__Exercise details__:
Look for the string "this" and copy every line that has it.

__Listing__:
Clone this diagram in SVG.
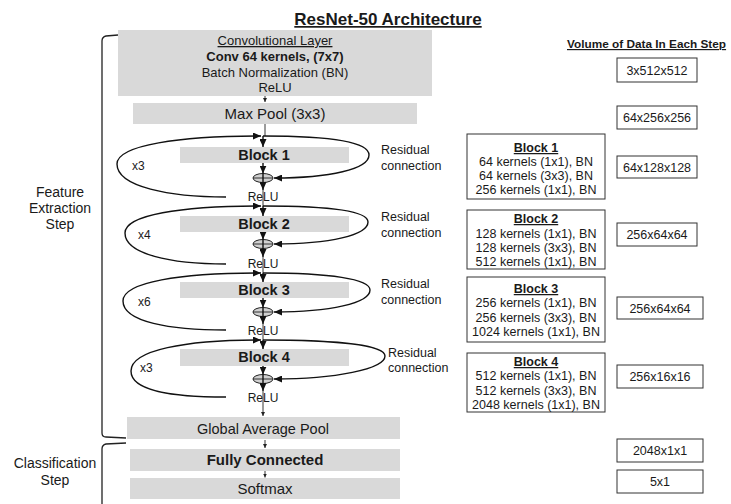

---

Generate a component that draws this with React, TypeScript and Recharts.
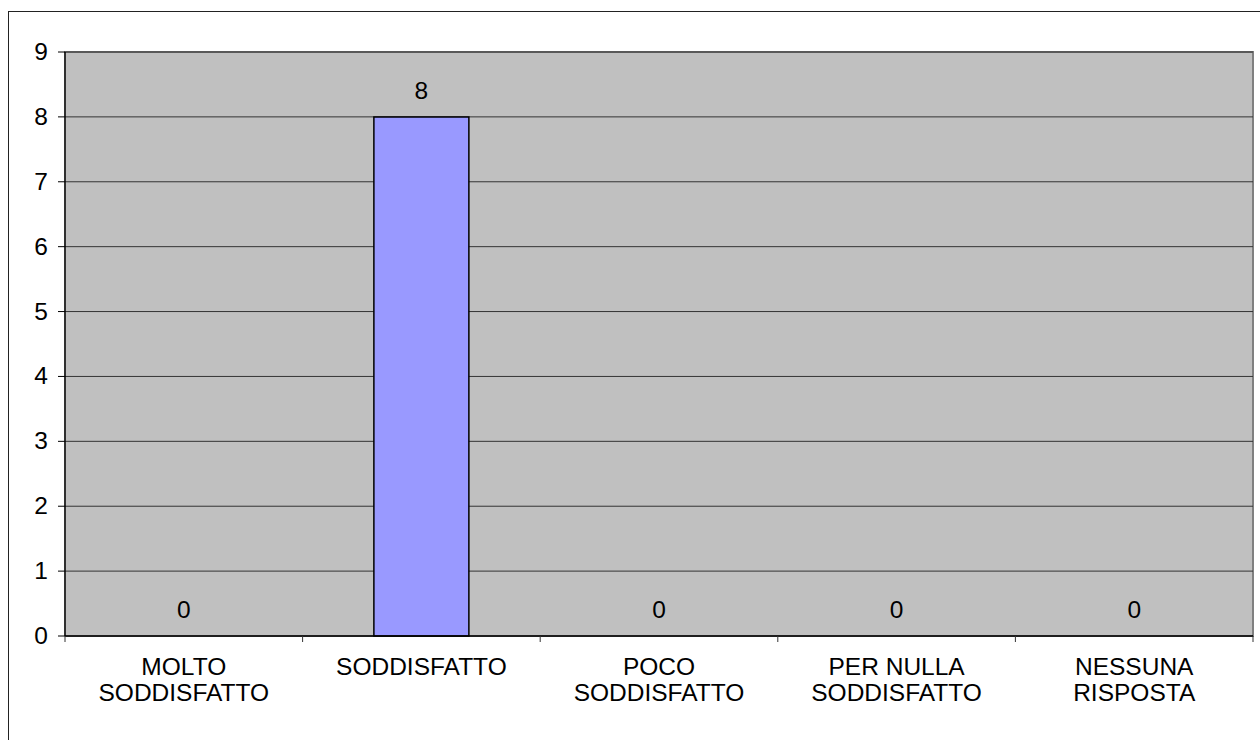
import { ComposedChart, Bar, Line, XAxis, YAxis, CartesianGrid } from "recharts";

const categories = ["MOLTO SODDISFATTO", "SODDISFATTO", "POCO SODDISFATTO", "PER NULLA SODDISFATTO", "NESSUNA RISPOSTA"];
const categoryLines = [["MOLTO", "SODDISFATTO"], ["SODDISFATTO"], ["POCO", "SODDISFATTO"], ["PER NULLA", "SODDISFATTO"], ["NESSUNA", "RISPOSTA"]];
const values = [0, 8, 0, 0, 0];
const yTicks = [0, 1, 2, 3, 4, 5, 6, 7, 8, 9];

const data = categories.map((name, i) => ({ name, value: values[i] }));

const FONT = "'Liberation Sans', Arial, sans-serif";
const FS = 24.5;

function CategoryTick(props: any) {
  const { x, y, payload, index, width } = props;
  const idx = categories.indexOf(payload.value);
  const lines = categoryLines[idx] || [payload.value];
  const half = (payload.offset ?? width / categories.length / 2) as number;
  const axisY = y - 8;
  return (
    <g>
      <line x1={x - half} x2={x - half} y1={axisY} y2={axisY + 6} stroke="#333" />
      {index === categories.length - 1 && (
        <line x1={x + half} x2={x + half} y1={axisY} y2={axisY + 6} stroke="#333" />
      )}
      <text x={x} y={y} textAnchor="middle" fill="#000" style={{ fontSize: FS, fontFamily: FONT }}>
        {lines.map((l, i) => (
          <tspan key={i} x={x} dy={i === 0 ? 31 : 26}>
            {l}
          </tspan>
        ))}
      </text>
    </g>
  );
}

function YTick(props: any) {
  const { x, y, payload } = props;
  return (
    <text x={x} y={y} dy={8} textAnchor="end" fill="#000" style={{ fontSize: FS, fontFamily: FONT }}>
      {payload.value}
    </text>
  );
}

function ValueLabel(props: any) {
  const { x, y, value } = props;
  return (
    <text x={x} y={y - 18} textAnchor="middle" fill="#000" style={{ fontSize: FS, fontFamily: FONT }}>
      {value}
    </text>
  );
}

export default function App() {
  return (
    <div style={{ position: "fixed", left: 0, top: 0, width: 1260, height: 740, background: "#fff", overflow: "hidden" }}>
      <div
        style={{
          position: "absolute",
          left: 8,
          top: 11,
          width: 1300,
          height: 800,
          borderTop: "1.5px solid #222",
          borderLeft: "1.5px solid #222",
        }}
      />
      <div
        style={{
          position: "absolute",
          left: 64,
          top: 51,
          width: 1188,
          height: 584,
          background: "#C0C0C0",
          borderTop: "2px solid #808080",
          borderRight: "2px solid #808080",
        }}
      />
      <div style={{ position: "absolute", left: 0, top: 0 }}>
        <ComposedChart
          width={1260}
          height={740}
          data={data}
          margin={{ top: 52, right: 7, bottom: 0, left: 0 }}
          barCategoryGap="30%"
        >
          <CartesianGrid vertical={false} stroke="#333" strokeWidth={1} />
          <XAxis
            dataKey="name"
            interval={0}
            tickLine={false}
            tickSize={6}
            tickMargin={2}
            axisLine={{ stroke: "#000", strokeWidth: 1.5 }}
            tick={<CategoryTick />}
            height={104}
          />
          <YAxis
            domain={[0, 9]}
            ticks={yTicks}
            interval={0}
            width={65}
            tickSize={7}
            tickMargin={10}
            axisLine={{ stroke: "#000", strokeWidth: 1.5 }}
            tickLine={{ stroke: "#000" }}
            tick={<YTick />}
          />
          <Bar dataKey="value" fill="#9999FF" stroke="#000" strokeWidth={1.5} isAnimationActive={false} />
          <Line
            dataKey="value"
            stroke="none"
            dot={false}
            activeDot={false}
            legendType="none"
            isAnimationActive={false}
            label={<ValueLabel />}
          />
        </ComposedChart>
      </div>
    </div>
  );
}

__Full solution__:
Clone this diagram in SVG.
Generate a component that draws this with React, TypeScript and Recharts.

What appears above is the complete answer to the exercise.